▸ Source data:
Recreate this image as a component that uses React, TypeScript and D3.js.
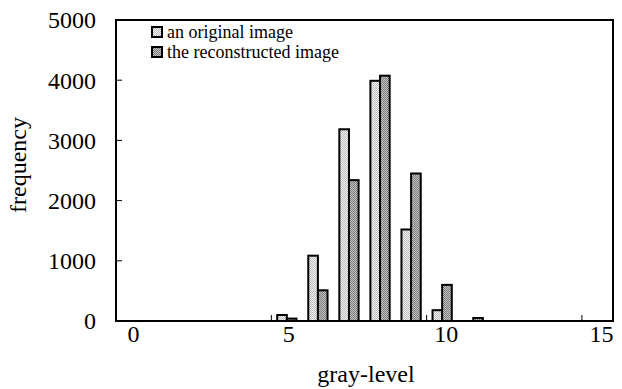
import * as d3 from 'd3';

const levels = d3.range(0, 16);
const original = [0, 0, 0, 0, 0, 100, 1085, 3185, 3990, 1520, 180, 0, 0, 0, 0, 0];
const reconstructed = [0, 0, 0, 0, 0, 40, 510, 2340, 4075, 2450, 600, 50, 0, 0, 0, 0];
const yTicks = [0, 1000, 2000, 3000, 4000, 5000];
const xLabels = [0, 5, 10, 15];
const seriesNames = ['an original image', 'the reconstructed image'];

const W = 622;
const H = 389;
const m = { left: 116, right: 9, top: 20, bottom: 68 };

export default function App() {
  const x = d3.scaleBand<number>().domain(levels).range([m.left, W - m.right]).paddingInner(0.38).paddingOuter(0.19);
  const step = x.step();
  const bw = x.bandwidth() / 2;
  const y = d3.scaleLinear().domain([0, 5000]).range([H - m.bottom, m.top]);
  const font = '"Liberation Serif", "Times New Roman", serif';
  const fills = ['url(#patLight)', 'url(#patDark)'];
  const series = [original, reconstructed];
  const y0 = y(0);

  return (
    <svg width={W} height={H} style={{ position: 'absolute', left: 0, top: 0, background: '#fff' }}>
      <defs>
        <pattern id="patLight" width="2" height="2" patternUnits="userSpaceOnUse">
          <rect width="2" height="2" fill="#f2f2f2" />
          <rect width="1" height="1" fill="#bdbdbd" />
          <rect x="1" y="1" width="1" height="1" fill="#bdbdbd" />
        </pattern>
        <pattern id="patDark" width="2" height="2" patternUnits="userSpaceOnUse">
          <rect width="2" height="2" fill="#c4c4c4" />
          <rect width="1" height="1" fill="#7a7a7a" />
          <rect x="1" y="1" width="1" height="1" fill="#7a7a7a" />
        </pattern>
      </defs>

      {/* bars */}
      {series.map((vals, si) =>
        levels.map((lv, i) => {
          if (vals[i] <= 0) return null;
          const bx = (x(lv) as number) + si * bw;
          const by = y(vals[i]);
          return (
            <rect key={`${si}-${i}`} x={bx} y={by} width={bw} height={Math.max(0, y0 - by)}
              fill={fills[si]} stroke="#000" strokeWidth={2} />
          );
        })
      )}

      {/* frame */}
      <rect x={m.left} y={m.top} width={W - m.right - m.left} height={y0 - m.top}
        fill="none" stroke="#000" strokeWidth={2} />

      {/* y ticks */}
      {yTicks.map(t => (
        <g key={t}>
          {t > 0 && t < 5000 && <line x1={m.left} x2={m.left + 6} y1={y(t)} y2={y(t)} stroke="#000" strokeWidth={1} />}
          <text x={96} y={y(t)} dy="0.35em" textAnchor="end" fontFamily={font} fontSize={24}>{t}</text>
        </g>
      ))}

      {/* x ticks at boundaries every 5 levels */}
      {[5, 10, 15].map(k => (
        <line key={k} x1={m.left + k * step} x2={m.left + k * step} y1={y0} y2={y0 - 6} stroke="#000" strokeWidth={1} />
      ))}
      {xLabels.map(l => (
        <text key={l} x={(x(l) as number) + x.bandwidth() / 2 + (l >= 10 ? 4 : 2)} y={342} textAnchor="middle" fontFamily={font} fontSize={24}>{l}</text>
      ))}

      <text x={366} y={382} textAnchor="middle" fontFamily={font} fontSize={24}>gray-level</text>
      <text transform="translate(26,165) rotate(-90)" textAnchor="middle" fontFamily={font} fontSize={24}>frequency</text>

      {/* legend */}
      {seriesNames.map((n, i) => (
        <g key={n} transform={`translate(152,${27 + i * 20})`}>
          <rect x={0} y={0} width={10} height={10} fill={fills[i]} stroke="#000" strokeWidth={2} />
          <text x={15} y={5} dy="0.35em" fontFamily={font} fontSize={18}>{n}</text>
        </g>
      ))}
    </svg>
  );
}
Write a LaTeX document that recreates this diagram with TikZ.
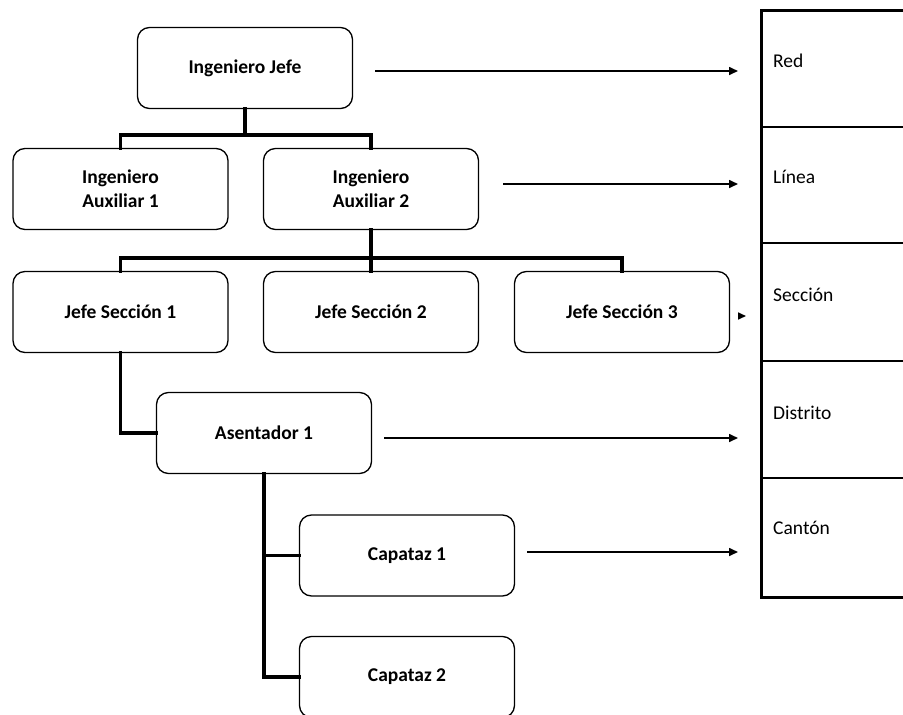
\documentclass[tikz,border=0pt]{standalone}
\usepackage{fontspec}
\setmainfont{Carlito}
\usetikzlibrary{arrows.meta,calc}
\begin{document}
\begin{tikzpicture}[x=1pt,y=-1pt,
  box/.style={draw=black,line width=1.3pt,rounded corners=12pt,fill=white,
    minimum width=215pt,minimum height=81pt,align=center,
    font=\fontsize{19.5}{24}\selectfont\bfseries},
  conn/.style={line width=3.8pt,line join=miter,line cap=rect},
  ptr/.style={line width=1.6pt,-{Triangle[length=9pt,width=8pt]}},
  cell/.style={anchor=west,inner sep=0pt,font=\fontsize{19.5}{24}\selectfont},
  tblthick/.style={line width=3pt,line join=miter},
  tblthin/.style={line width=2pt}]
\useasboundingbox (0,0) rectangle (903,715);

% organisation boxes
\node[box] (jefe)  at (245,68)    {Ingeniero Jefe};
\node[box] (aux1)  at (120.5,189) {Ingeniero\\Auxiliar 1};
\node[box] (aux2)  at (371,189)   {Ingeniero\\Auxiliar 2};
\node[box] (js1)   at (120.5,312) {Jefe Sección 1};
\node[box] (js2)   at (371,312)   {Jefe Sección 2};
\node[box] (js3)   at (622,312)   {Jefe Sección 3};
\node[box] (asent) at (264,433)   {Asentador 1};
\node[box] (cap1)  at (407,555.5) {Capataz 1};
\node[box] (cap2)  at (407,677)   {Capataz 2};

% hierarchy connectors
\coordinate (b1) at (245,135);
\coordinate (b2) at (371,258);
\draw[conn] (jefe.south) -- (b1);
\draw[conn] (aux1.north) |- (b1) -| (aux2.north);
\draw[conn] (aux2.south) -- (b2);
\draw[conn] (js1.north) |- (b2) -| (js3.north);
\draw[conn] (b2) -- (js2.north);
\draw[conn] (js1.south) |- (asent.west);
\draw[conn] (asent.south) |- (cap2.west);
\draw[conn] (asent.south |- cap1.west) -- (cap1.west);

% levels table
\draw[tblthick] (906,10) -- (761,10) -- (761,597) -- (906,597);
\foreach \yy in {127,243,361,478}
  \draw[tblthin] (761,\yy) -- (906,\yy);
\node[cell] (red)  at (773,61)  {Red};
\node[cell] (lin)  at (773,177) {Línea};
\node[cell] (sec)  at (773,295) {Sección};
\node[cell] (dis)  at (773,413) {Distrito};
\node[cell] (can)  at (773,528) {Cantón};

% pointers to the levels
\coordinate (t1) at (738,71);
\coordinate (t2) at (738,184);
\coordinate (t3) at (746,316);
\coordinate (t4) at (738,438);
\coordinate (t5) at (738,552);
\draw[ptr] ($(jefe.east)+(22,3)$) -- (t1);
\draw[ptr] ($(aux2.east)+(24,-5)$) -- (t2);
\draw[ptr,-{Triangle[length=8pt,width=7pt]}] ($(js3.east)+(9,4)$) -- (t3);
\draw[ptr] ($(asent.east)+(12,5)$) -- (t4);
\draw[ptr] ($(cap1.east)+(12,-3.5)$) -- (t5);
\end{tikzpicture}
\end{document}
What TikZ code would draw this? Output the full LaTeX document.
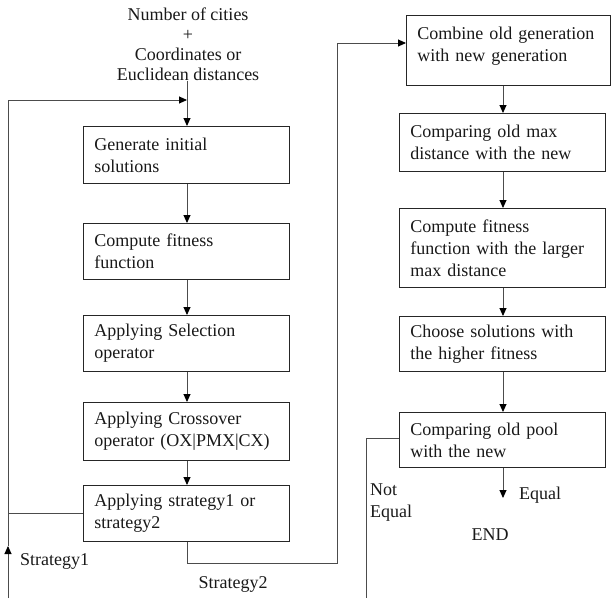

▸ Problem: Repeat only what runs from the first line of the records above to the line with "const y0 = y(0);", both included, word for word, minus the pictures.

▸ Solution to this task:
Recreate this image as a component that uses React, TypeScript and D3.js.
import * as d3 from 'd3';

const levels = d3.range(0, 16);
const original = [0, 0, 0, 0, 0, 100, 1085, 3185, 3990, 1520, 180, 0, 0, 0, 0, 0];
const reconstructed = [0, 0, 0, 0, 0, 40, 510, 2340, 4075, 2450, 600, 50, 0, 0, 0, 0];
const yTicks = [0, 1000, 2000, 3000, 4000, 5000];
const xLabels = [0, 5, 10, 15];
const seriesNames = ['an original image', 'the reconstructed image'];

const W = 622;
const H = 389;
const m = { left: 116, right: 9, top: 20, bottom: 68 };

export default function App() {
  const x = d3.scaleBand<number>().domain(levels).range([m.left, W - m.right]).paddingInner(0.38).paddingOuter(0.19);
  const step = x.step();
  const bw = x.bandwidth() / 2;
  const y = d3.scaleLinear().domain([0, 5000]).range([H - m.bottom, m.top]);
  const font = '"Liberation Serif", "Times New Roman", serif';
  const fills = ['url(#patLight)', 'url(#patDark)'];
  const series = [original, reconstructed];
  const y0 = y(0);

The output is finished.